## Data segment
------------------------------------------------
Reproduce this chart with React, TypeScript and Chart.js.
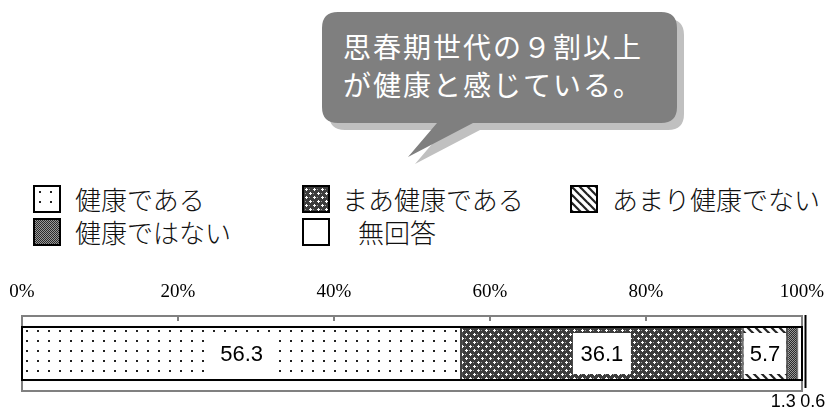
import React, { useEffect, useRef, useState } from 'react';
import { Chart, registerables } from 'chart.js';
Chart.register(...registerables);

const categories = ['健康である', 'まあ健康である', 'あまり健康でない', '健康ではない', '無回答'];
const values = [56.3, 36.1, 5.7, 1.3, 0.6];
const tickLabels = ['0%', '20%', '40%', '60%', '80%', '100%'];
const calloutLines = ['思春期世代の９割以上', 'が健康と感じている。'];

function makeTile(kind: number): HTMLCanvasElement {
  const c = document.createElement('canvas');
  const ctx = c.getContext('2d')!;
  if (kind === 0) {
    c.width = 11; c.height = 10;
    ctx.fillStyle = '#fff'; ctx.fillRect(0, 0, 11, 10);
    ctx.fillStyle = '#222'; ctx.fillRect(4, 4, 2, 2);
  } else if (kind === 1) {
    c.width = 8; c.height = 8;
    ctx.fillStyle = '#3c3c3c'; ctx.fillRect(0, 0, 8, 8);
    ctx.fillStyle = '#fff';
    ctx.fillRect(1, 2, 3, 1); ctx.fillRect(2, 1, 1, 3);
    ctx.fillRect(5, 6, 3, 1); ctx.fillRect(6, 5, 1, 3);
    ctx.fillStyle = '#9a9a9a';
    ctx.fillRect(5, 2, 1, 1); ctx.fillRect(1, 6, 1, 1);
  } else if (kind === 2) {
    c.width = 8; c.height = 8;
    ctx.fillStyle = '#fff'; ctx.fillRect(0, 0, 8, 8);
    ctx.strokeStyle = '#222'; ctx.lineWidth = 2.2;
    for (let k = -8; k <= 8; k += 8) {
      ctx.beginPath(); ctx.moveTo(k - 1, -1); ctx.lineTo(k + 9, 9); ctx.stroke();
    }
  } else if (kind === 3) {
    c.width = 2; c.height = 2;
    ctx.fillStyle = '#2a2a2a'; ctx.fillRect(0, 0, 2, 2);
    ctx.fillStyle = '#999'; ctx.fillRect(0, 0, 1, 1); ctx.fillRect(1, 1, 1, 1);
  } else {
    c.width = 2; c.height = 2;
    ctx.fillStyle = '#fff'; ctx.fillRect(0, 0, 2, 2);
  }
  return c;
}

const boxPlugin = {
  id: 'boxPlugin',
  afterDatasetsDraw(chart: any) {
    const { ctx, chartArea } = chart;
    const xs = chart.scales.x;
    ctx.save();
    ctx.strokeStyle = '#808080';
    ctx.lineWidth = 2;
    ctx.strokeRect(chartArea.left, chartArea.top, chartArea.right - chartArea.left, chartArea.bottom - chartArea.top);
    xs.ticks.forEach((t: any) => {
      const px = xs.getPixelForValue(t.value);
      if (t.value > 0 && t.value < 100) {
        ctx.beginPath(); ctx.moveTo(px, chartArea.top); ctx.lineTo(px, chartArea.top + 5); ctx.stroke();
      }
    });
    const first = chart.getDatasetMeta(0).data[0];
    const last = chart.getDatasetMeta(values.length - 1).data[0];
    const top = first.y - first.height / 2;
    const bottom = first.y + first.height / 2;
    ctx.strokeStyle = '#000';
    ctx.lineWidth = 2;
    ctx.strokeRect(first.base, top, last.x - first.base, bottom - top);
    ctx.beginPath();
    ctx.moveTo(chartArea.right + 3.5, chartArea.top - 1);
    ctx.lineTo(chartArea.right + 3.5, chartArea.bottom - 3);
    ctx.stroke();
    ctx.textAlign = 'center';
    ctx.textBaseline = 'middle';
    values.forEach((v, i) => {
      const bar = chart.getDatasetMeta(i).data[0];
      const cx = (bar.x + bar.base) / 2;
      const w = Math.abs(bar.x - bar.base);
      const txt = v.toFixed(1);
      if (i < 3) {
        ctx.font = '22px "Liberation Sans", Arial, sans-serif';
        const bw = Math.min(58, w - 2);
        ctx.fillStyle = '#fff';
        ctx.fillRect(cx - bw / 2, bar.y - 20.5, bw, 41);
        ctx.fillStyle = '#000';
        ctx.fillText(txt, cx, bar.y + 1);
      } else {
        ctx.font = '18px "Liberation Sans", Arial, sans-serif';
        ctx.fillStyle = '#000';
        const off = i === 3 ? -9 : 13;
        ctx.fillText(txt, cx + off, chartArea.bottom + 11);
      }
    });
    ctx.restore();
  },
};

function Legend({ tiles }: { tiles: string[] }) {
  const pos = [
    { bx: 33, by: 185, tx: 75 },
    { bx: 302, by: 185, tx: 342 },
    { bx: 570, by: 185, tx: 612 },
    { bx: 33, by: 218, tx: 75 },
    { bx: 302, by: 218, tx: 358 },
  ];
  return (
    <>
      {categories.map((n, i) => (
        <React.Fragment key={i}>
          <div
            style={{
              position: 'absolute', left: pos[i].bx, top: pos[i].by, width: 28, height: 28,
              boxSizing: 'border-box', border: '2px solid #000',
              backgroundImage: tiles[i] ? `url(${tiles[i]})` : undefined,
              backgroundColor: '#fff',
            }}
          />
          <div
            style={{
              position: 'absolute', left: pos[i].tx, top: pos[i].by - 3, height: 34, lineHeight: '34px',
              fontSize: 26, fontFamily: '"Noto Sans CJK JP", sans-serif', fontWeight: 300, color: '#111',
              whiteSpace: 'pre',
            }}
          >
            {n}
          </div>
        </React.Fragment>
      ))}
    </>
  );
}

function Callout() {
  const x1 = 322, y1 = 12, x2 = 677, y2 = 123, r = 16;
  const d = `M ${x1 + r} ${y1} H ${x2 - r} Q ${x2} ${y1} ${x2} ${y1 + r} V ${y2 - r} Q ${x2} ${y2} ${x2 - r} ${y2} H 473 L 408 157 L 437 ${y2} H ${x1 + r} Q ${x1} ${y2} ${x1} ${y2 - r} V ${y1 + r} Q ${x1} ${y1} ${x1 + r} ${y1} Z`;
  return (
    <>
      <svg width={833} height={200} style={{ position: 'absolute', left: 0, top: 0 }}>
        <path d={d} fill="#c0c0c0" transform="translate(7,7)" />
        <path d={d} fill="#7f7f7f" />
      </svg>
      {calloutLines.map((l, i) => (
        <div
          key={i}
          style={{
            position: 'absolute', left: 343, top: 29 + i * 38, height: 34, lineHeight: '34px',
            fontSize: 28, letterSpacing: 2, color: '#fff',
            fontFamily: '"Noto Sans CJK JP", sans-serif', whiteSpace: 'pre',
          }}
        >
          {l}
        </div>
      ))}
    </>
  );
}

export default function App() {
  const ref = useRef<HTMLCanvasElement>(null);
  const [tiles, setTiles] = useState<string[]>([]);

  useEffect(() => {
    document.body.style.margin = '0';
    const tileCanvases = [0, 1, 2, 3, 4].map(makeTile);
    setTiles(tileCanvases.map((t, i) => (i === 4 ? '' : t.toDataURL())));
    const canvas = ref.current!;
    const ctx = canvas.getContext('2d')!;
    const patterns = tileCanvases.map((t) => ctx.createPattern(t, 'repeat'));
    const chart = new Chart(canvas, {
      type: 'bar',
      data: {
        labels: [''],
        datasets: categories.map((c, i) => ({
          label: c,
          data: [values[i]],
          backgroundColor: patterns[i] as any,
          borderColor: '#000',
          borderWidth: 1,
          borderSkipped: false,
          barPercentage: 0.707,
          categoryPercentage: 1,
        })),
      },
      options: {
        indexAxis: 'y',
        responsive: false,
        animation: false,
        devicePixelRatio: 1,
        layout: { padding: { left: 22, right: 31, top: 0, bottom: 19 } },
        plugins: { legend: { display: false }, tooltip: { enabled: false } },
        scales: {
          x: {
            stacked: true,
            position: 'top',
            min: 0,
            max: 100,
            grid: { display: false, drawTicks: false },
            border: { display: false },
            ticks: {
              stepSize: 20,
              autoSkip: false,
              maxRotation: 0,
              padding: 13,
              color: '#000',
              font: { family: '"Liberation Serif", serif', size: 19 },
              callback: (_v: any, i: number) => tickLabels[i],
            },
            afterFit: (s: any) => { s.height = 40; s.paddingLeft = 0; s.paddingRight = 0; },
          },
          y: { stacked: true, display: false },
        },
      } as any,
      plugins: [boxPlugin],
    });
    return () => chart.destroy();
  }, []);

  return (
    <div style={{ position: 'relative', width: 833, height: 410, background: '#fff', overflow: 'hidden' }}>
      <Callout />
      <Legend tiles={tiles} />
      <canvas ref={ref} width={833} height={134} style={{ position: 'absolute', left: 0, top: 276, width: 833, height: 134 }} />
    </div>
  );
}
------------------------------------------------
## The exercise
Without the pictures, return the listing above from its first line through the line that has "const calloutLines = ['思春期世代の９割以上', 'が健康と感じている。'];".

## Expected output
Reproduce this chart with React, TypeScript and Chart.js.
import React, { useEffect, useRef, useState } from 'react';
import { Chart, registerables } from 'chart.js';
Chart.register(...registerables);

const categories = ['健康である', 'まあ健康である', 'あまり健康でない', '健康ではない', '無回答'];
const values = [56.3, 36.1, 5.7, 1.3, 0.6];
const tickLabels = ['0%', '20%', '40%', '60%', '80%', '100%'];
const calloutLines = ['思春期世代の９割以上', 'が健康と感じている。'];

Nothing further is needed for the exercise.